◆ WHAT YOU WILL DO
Write out the data below in full, unchanged, minus the images.

◆ SOURCE EXCERPT
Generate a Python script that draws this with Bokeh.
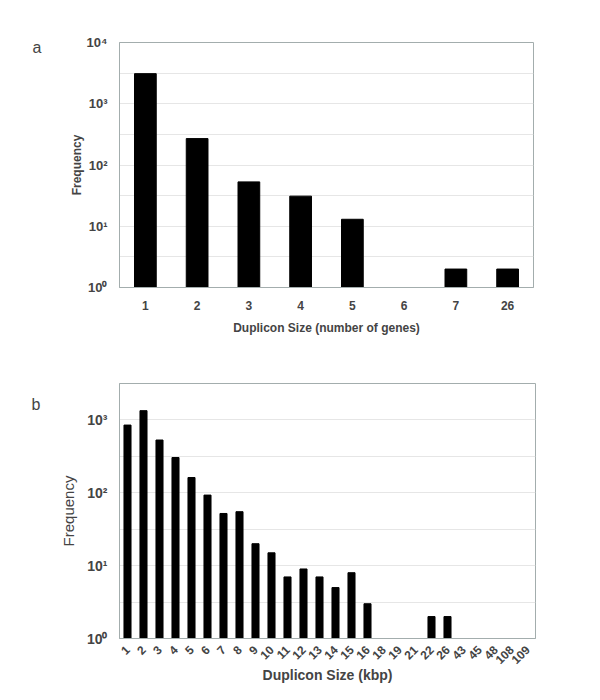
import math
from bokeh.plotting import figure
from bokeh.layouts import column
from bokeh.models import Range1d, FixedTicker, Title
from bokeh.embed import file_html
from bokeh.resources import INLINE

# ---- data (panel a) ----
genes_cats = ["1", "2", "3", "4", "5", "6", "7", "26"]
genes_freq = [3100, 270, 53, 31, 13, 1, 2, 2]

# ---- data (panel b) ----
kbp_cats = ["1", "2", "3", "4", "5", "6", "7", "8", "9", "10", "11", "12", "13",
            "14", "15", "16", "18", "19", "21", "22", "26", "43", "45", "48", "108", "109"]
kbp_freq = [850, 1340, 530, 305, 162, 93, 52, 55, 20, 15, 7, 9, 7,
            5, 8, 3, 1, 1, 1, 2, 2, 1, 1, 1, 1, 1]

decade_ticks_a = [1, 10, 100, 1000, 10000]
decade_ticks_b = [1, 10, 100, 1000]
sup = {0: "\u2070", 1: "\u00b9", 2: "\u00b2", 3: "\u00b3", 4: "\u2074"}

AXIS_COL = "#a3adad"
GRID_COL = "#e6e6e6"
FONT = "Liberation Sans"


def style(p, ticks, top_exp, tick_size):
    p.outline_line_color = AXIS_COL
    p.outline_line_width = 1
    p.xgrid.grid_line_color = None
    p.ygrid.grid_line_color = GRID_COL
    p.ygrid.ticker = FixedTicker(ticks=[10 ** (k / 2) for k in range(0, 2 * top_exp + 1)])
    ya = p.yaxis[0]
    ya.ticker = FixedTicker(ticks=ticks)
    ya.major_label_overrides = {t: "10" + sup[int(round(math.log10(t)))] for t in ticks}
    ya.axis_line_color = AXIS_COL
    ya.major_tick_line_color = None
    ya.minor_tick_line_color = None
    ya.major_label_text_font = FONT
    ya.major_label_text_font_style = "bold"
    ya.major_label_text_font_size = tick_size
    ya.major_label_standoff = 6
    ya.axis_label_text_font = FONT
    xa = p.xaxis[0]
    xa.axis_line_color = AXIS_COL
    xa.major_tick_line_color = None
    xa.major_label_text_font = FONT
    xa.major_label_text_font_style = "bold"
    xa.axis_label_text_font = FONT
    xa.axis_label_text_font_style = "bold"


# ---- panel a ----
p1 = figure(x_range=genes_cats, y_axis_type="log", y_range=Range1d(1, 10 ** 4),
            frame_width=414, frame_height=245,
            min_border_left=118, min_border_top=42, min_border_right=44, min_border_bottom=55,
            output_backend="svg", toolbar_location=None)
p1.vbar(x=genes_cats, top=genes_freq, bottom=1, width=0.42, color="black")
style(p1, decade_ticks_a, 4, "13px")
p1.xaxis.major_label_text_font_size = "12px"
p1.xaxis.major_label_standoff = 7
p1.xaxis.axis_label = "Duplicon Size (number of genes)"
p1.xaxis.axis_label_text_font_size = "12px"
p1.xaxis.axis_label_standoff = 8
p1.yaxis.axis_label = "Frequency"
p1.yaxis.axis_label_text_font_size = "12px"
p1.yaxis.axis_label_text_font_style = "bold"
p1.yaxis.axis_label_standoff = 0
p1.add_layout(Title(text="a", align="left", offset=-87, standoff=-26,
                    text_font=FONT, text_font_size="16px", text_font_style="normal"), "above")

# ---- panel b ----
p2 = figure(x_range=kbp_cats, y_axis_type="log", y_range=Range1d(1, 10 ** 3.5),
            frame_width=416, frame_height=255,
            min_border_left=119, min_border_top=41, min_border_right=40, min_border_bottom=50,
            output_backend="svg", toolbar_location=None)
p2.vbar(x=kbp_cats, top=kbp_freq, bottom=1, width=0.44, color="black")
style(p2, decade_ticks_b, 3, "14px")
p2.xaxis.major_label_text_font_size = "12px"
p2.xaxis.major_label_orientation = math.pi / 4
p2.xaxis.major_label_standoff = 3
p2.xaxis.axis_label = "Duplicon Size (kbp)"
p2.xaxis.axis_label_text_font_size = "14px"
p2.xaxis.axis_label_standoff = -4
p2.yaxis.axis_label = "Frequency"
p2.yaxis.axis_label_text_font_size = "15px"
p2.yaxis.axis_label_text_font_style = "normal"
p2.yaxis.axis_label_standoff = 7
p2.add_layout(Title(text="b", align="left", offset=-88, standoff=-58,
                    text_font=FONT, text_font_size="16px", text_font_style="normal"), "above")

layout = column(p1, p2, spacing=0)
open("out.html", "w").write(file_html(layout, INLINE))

◆ ANSWER TO THIS TASK
Generate a Python script that draws this with Bokeh.
import math
from bokeh.plotting import figure
from bokeh.layouts import column
from bokeh.models import Range1d, FixedTicker, Title
from bokeh.embed import file_html
from bokeh.resources import INLINE

# ---- data (panel a) ----
genes_cats = ["1", "2", "3", "4", "5", "6", "7", "26"]
genes_freq = [3100, 270, 53, 31, 13, 1, 2, 2]

# ---- data (panel b) ----
kbp_cats = ["1", "2", "3", "4", "5", "6", "7", "8", "9", "10", "11", "12", "13",
            "14", "15", "16", "18", "19", "21", "22", "26", "43", "45", "48", "108", "109"]
kbp_freq = [850, 1340, 530, 305, 162, 93, 52, 55, 20, 15, 7, 9, 7,
            5, 8, 3, 1, 1, 1, 2, 2, 1, 1, 1, 1, 1]

decade_ticks_a = [1, 10, 100, 1000, 10000]
decade_ticks_b = [1, 10, 100, 1000]
sup = {0: "\u2070", 1: "\u00b9", 2: "\u00b2", 3: "\u00b3", 4: "\u2074"}

AXIS_COL = "#a3adad"
GRID_COL = "#e6e6e6"
FONT = "Liberation Sans"


def style(p, ticks, top_exp, tick_size):
    p.outline_line_color = AXIS_COL
    p.outline_line_width = 1
    p.xgrid.grid_line_color = None
    p.ygrid.grid_line_color = GRID_COL
    p.ygrid.ticker = FixedTicker(ticks=[10 ** (k / 2) for k in range(0, 2 * top_exp + 1)])
    ya = p.yaxis[0]
    ya.ticker = FixedTicker(ticks=ticks)
    ya.major_label_overrides = {t: "10" + sup[int(round(math.log10(t)))] for t in ticks}
    ya.axis_line_color = AXIS_COL
    ya.major_tick_line_color = None
    ya.minor_tick_line_color = None
    ya.major_label_text_font = FONT
    ya.major_label_text_font_style = "bold"
    ya.major_label_text_font_size = tick_size
    ya.major_label_standoff = 6
    ya.axis_label_text_font = FONT
    xa = p.xaxis[0]
    xa.axis_line_color = AXIS_COL
    xa.major_tick_line_color = None
    xa.major_label_text_font = FONT
    xa.major_label_text_font_style = "bold"
    xa.axis_label_text_font = FONT
    xa.axis_label_text_font_style = "bold"


# ---- panel a ----
p1 = figure(x_range=genes_cats, y_axis_type="log", y_range=Range1d(1, 10 ** 4),
            frame_width=414, frame_height=245,
            min_border_left=118, min_border_top=42, min_border_right=44, min_border_bottom=55,
            output_backend="svg", toolbar_location=None)
p1.vbar(x=genes_cats, top=genes_freq, bottom=1, width=0.42, color="black")
style(p1, decade_ticks_a, 4, "13px")
p1.xaxis.major_label_text_font_size = "12px"
p1.xaxis.major_label_standoff = 7
p1.xaxis.axis_label = "Duplicon Size (number of genes)"
p1.xaxis.axis_label_text_font_size = "12px"
p1.xaxis.axis_label_standoff = 8
p1.yaxis.axis_label = "Frequency"
p1.yaxis.axis_label_text_font_size = "12px"
p1.yaxis.axis_label_text_font_style = "bold"
p1.yaxis.axis_label_standoff = 0
p1.add_layout(Title(text="a", align="left", offset=-87, standoff=-26,
                    text_font=FONT, text_font_size="16px", text_font_style="normal"), "above")

# ---- panel b ----
p2 = figure(x_range=kbp_cats, y_axis_type="log", y_range=Range1d(1, 10 ** 3.5),
            frame_width=416, frame_height=255,
            min_border_left=119, min_border_top=41, min_border_right=40, min_border_bottom=50,
            output_backend="svg", toolbar_location=None)
p2.vbar(x=kbp_cats, top=kbp_freq, bottom=1, width=0.44, color="black")
style(p2, decade_ticks_b, 3, "14px")
p2.xaxis.major_label_text_font_size = "12px"
p2.xaxis.major_label_orientation = math.pi / 4
p2.xaxis.major_label_standoff = 3
p2.xaxis.axis_label = "Duplicon Size (kbp)"
p2.xaxis.axis_label_text_font_size = "14px"
p2.xaxis.axis_label_standoff = -4
p2.yaxis.axis_label = "Frequency"
p2.yaxis.axis_label_text_font_size = "15px"
p2.yaxis.axis_label_text_font_style = "normal"
p2.yaxis.axis_label_standoff = 7
p2.add_layout(Title(text="b", align="left", offset=-88, standoff=-58,
                    text_font=FONT, text_font_size="16px", text_font_style="normal"), "above")

layout = column(p1, p2, spacing=0)
open("out.html", "w").write(file_html(layout, INLINE))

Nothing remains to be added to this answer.